Charts and diagrams as code:

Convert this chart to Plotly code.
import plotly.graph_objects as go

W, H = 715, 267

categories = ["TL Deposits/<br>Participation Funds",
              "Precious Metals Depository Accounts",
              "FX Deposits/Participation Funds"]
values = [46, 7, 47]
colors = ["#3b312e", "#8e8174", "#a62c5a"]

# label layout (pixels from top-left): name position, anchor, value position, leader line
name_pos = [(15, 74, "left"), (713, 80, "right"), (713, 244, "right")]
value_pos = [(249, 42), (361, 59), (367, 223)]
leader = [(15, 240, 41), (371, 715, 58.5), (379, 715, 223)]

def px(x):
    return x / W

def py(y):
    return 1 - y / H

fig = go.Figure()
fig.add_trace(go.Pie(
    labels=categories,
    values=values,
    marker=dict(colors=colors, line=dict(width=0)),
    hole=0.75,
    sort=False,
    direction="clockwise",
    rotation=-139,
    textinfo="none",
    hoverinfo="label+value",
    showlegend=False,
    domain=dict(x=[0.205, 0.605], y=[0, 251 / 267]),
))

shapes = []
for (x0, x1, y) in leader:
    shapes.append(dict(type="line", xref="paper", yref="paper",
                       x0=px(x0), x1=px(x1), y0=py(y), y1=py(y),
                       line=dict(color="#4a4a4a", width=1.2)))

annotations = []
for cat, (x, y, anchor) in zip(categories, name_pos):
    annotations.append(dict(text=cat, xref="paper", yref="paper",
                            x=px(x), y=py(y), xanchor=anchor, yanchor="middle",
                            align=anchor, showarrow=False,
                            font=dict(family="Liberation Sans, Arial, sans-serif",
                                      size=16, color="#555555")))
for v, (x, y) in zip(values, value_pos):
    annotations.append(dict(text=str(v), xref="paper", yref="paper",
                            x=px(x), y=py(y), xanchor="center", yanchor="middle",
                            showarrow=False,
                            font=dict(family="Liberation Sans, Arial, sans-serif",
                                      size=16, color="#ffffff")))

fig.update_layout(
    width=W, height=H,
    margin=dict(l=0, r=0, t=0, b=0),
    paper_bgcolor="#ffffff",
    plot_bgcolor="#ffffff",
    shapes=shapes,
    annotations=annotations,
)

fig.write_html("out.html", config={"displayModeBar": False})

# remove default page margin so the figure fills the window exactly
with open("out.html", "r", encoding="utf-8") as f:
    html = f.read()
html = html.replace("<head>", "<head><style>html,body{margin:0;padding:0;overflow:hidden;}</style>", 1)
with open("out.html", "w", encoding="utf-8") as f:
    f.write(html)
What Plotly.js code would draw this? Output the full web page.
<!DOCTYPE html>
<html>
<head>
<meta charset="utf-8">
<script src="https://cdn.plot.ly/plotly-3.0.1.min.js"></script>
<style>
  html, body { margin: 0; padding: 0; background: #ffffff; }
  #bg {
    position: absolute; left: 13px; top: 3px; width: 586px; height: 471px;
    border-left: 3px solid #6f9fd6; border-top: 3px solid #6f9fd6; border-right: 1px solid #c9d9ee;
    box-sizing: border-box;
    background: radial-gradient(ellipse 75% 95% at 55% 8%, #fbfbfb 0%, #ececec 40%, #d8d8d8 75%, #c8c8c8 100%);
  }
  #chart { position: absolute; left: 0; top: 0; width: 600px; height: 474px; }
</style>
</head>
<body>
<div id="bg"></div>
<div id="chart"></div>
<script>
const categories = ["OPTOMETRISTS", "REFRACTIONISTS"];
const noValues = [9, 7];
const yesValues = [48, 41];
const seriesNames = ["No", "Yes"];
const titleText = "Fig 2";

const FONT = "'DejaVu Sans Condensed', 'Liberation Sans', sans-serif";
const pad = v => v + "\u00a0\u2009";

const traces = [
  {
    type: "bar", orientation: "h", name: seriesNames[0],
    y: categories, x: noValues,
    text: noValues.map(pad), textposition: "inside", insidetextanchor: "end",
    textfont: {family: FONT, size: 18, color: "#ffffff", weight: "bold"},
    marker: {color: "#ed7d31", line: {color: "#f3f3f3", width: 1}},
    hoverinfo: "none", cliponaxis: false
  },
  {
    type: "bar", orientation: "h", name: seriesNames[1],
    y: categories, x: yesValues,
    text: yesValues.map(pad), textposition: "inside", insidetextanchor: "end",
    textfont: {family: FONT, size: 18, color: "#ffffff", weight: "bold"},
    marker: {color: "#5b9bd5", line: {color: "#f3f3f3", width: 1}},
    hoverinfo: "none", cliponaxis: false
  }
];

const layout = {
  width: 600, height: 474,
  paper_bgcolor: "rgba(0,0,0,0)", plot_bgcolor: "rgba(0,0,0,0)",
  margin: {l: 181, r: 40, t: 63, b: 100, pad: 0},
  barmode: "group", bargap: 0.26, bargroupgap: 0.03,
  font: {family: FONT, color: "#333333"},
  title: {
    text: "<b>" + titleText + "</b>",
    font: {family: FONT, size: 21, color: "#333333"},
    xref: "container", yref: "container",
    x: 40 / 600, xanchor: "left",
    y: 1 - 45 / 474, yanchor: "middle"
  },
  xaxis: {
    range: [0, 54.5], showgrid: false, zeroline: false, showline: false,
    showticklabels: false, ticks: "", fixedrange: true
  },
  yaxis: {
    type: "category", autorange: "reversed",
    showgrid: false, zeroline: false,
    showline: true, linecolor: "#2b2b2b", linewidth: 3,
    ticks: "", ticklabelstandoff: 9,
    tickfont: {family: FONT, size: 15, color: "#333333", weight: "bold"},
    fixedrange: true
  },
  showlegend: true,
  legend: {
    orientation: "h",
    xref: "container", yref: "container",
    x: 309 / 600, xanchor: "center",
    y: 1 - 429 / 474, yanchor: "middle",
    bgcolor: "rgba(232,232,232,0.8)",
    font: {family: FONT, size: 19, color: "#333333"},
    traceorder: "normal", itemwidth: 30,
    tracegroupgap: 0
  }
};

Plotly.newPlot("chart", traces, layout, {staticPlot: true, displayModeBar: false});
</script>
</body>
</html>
* * *
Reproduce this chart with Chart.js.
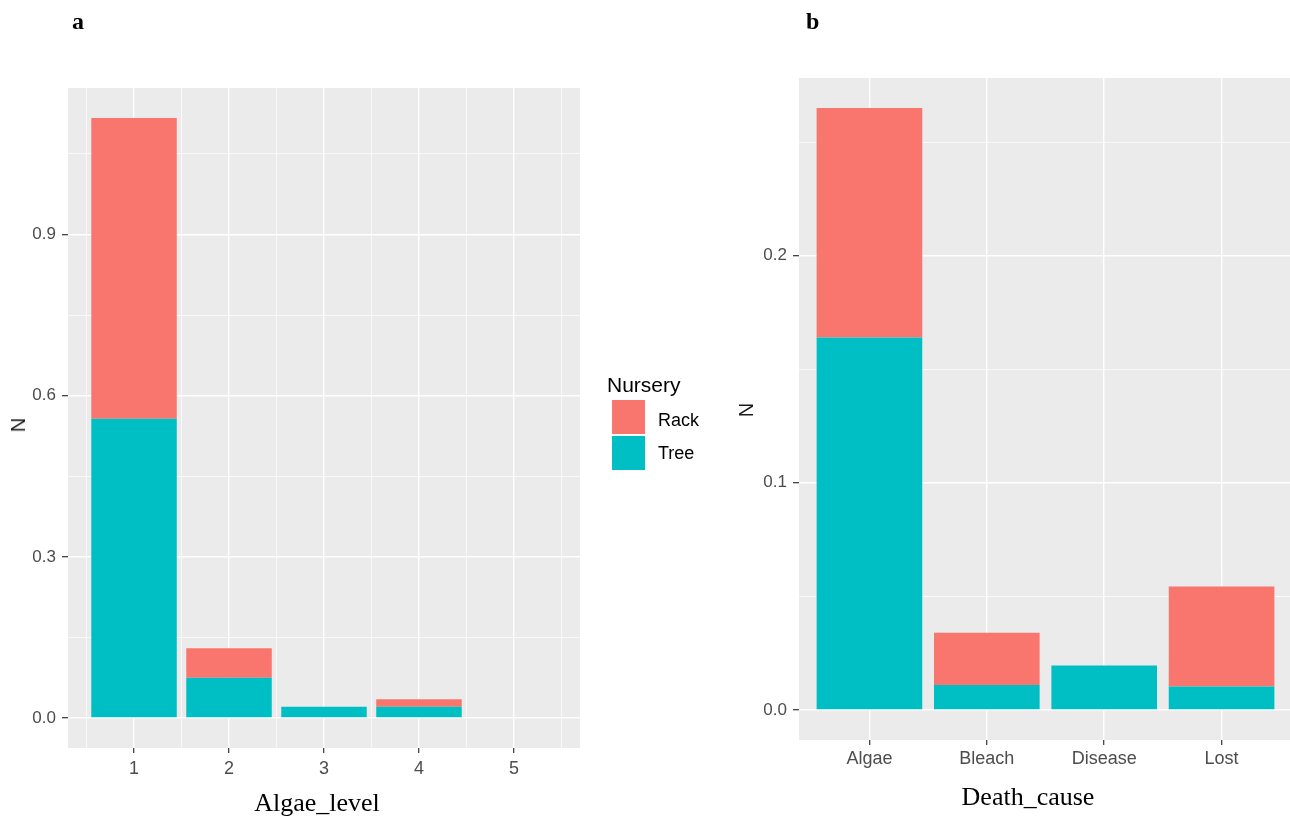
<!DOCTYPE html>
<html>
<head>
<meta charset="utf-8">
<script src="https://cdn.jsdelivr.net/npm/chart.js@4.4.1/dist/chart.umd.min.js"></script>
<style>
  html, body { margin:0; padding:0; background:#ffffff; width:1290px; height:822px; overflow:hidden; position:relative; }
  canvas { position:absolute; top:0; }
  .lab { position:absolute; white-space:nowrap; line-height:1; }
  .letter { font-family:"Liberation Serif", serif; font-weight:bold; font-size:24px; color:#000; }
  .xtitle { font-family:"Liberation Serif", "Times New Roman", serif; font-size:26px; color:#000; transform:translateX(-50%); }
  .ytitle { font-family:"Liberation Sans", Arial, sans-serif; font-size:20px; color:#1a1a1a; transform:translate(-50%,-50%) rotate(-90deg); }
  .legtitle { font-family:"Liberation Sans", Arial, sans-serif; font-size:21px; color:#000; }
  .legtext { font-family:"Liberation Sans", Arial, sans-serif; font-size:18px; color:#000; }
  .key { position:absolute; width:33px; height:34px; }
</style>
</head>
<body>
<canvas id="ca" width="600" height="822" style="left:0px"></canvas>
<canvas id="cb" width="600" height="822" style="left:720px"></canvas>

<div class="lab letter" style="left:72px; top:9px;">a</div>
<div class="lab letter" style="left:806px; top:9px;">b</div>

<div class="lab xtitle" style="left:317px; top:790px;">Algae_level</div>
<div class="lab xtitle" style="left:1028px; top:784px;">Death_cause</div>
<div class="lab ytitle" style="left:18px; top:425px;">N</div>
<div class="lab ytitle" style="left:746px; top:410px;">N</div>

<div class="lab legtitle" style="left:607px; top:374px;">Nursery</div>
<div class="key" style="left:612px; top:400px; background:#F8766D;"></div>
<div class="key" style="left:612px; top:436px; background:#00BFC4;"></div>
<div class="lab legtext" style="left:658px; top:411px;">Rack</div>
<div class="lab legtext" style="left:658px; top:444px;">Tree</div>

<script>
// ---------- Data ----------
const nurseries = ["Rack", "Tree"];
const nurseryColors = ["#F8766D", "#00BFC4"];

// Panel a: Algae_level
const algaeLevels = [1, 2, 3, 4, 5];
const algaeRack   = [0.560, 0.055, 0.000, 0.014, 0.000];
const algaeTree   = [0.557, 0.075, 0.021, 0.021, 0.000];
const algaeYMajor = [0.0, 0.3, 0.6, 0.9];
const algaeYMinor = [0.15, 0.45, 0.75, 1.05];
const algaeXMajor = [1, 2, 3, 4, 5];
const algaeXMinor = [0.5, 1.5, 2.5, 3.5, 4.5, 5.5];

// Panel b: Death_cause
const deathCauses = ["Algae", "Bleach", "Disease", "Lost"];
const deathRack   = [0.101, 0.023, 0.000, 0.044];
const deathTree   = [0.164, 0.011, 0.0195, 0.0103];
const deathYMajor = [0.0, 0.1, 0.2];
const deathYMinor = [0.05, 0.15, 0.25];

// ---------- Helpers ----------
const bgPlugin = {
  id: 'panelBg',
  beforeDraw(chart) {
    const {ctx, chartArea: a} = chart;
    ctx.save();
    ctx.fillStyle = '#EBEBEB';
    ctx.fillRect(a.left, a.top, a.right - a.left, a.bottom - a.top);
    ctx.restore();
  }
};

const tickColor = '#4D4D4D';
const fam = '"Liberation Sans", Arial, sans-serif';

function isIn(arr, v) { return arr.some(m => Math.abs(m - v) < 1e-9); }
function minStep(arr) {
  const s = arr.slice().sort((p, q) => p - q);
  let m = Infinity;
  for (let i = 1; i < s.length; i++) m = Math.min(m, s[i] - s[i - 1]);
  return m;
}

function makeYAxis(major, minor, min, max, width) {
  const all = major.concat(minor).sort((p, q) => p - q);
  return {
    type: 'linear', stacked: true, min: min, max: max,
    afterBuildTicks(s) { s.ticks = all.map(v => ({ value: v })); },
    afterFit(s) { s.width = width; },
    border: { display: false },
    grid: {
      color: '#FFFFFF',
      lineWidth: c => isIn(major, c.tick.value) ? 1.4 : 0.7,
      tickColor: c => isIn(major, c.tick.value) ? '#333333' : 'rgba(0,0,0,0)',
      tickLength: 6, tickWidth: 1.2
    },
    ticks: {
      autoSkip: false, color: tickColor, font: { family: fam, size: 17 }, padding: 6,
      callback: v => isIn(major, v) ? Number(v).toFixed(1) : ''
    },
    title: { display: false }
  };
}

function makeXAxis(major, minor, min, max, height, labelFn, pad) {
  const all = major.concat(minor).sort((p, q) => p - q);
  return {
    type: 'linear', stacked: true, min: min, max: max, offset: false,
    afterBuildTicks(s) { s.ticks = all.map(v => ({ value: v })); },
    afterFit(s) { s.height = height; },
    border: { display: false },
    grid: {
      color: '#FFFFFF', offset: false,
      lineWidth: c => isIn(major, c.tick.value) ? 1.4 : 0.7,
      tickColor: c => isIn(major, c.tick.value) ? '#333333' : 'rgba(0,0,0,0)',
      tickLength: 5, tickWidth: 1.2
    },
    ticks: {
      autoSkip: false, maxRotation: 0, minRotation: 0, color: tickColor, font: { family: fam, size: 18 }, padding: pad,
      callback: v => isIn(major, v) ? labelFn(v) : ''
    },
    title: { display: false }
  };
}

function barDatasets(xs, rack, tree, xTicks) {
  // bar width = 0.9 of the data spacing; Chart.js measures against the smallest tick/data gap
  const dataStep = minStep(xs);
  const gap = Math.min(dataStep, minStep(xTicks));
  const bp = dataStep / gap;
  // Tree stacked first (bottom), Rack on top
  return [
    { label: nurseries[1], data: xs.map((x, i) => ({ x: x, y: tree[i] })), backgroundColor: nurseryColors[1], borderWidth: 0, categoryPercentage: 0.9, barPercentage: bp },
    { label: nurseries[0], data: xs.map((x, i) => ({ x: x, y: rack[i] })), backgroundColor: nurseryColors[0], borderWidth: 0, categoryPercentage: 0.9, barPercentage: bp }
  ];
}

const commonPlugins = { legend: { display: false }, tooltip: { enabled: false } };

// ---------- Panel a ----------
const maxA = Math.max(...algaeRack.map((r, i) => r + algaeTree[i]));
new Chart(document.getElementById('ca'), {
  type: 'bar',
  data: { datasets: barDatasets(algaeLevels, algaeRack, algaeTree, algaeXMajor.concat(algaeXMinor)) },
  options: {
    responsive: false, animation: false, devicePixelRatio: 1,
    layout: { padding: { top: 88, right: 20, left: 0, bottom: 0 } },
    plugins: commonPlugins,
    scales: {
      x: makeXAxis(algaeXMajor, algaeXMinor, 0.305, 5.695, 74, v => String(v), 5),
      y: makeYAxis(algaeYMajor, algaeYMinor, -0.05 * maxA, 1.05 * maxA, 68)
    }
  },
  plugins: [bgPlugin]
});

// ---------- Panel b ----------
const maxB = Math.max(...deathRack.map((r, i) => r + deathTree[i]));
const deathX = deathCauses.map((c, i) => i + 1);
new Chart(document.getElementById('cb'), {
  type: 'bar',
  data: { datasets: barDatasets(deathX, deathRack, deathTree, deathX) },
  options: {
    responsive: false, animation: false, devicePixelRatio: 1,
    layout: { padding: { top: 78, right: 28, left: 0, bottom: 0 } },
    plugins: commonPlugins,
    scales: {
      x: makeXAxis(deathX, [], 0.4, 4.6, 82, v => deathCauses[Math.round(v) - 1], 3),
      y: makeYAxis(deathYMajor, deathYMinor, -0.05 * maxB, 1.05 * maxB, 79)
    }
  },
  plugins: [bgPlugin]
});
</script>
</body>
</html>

» **YOUR OBJECTIVE**
Above are the records; from them, give again exactly the lines from the one containing "Convert this chart to Plotly code." to the one containing "return x / W", both lines included, and nothing more.

» **FULL OUTPUT**
Convert this chart to Plotly code.
import plotly.graph_objects as go

W, H = 715, 267

categories = ["TL Deposits/<br>Participation Funds",
              "Precious Metals Depository Accounts",
              "FX Deposits/Participation Funds"]
values = [46, 7, 47]
colors = ["#3b312e", "#8e8174", "#a62c5a"]

# label layout (pixels from top-left): name position, anchor, value position, leader line
name_pos = [(15, 74, "left"), (713, 80, "right"), (713, 244, "right")]
value_pos = [(249, 42), (361, 59), (367, 223)]
leader = [(15, 240, 41), (371, 715, 58.5), (379, 715, 223)]

def px(x):
    return x / W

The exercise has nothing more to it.